Le chef de l’Etat doit concrétiser en personne la spectaculaire normalisation entre les deux voisins de la Corne de l’Afrique, après vingt ans de guerre.
A son arrivée à Addis-Abeba, le chef de l’Etat érythréen a été accueilli par le premier ministre éthiopien, Abiy Ahmed. La visite officielle du leader de ce petit pays de plus de 5 millions d’habitants doit durer trois jours.
La semaine passée, le premier ministre éthiopien Abiy Ahmed était lui-même venu à Asmara, capitale de l’Erythrée. Dans la foulée de cette rencontre, l’Ethiopie et l’Erythrée ont annoncé cette semaine qu’ils allaient rouvrir leurs ambassades et les routes les reliant, reprendre les vols entre les deux pays et coopérer au développement des ports érythréens.
La déclaration conjointe des deux Etats précise, en outre, que « l’état de guerre qui existait entre les deux pays est arrivé à sa fin. Une nouvelle ère de paix et d’amitié s’ouvre ». « Les deux pays œuvreront à promouvoir une étroite coopération, dans les secteurs de la politique, de l’économie, du social, de la culture et de la sécurité », ajoute ce document.
Autrefois façade maritime de l’Ethiopie avec les ports de Massawa et d’Assab, l’Erythrée a déclaré son indépendance en 1993 après avoir chassé les troupes éthiopiennes de son territoire en 1991.
Or, de 1998 à 2000, l’Ethiopie et l’Erythrée se sont livré une guerre conventionnelle, avec chars d’assaut et tranchées, qui avait fait entre 70 000 et 100 000 victimes, notamment en raison d’un désaccord sur leur frontière commune. Le refus éthiopien d’appliquer une décision en 2002 d’une commission soutenue par l’ONU sur le tracé de la frontière a ensuite entretenu l’animosité entre les deux pays.
Cette tension de presque deux décennies a été traversée par d’accès de violence, notamment lors d’incidents le long de la frontière, demeurée litigieuse malgré les indications de délimitation proposées par une commission indépendante à la demande des belligérants dans le cadre des accords d’Alger.
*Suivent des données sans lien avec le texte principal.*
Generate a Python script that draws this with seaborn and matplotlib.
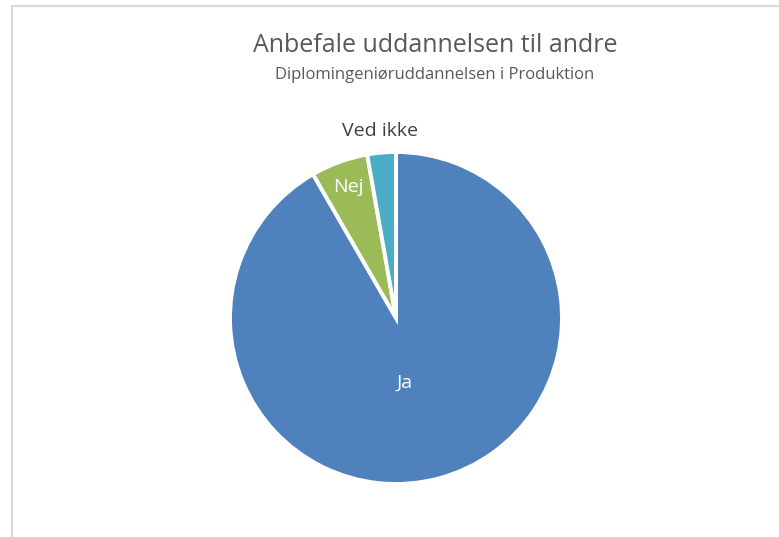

Ces troubles sont aussi à l’origine des déplacements de populations et des flux migratoires vers l’Europe. L’Erythrée, un des régimes les plus fermés et les plus répressifs au monde, a pris prétexte de questions sécuritaires pour museler toute opposition et interdire la presse indépendante. Il impose aussi un service militaire obligatoire qui peut durer indéfiniment, une autre des raisons qui incite les jeunes à fuir le pays. La détente avec l’Ethiopie voisine est ainsi assurément une manière pour le pays paria d’ouvrir la voie à une certaine normalisation, en s’inscrivant dans les changements en cours dans la Corne de l’Afrique.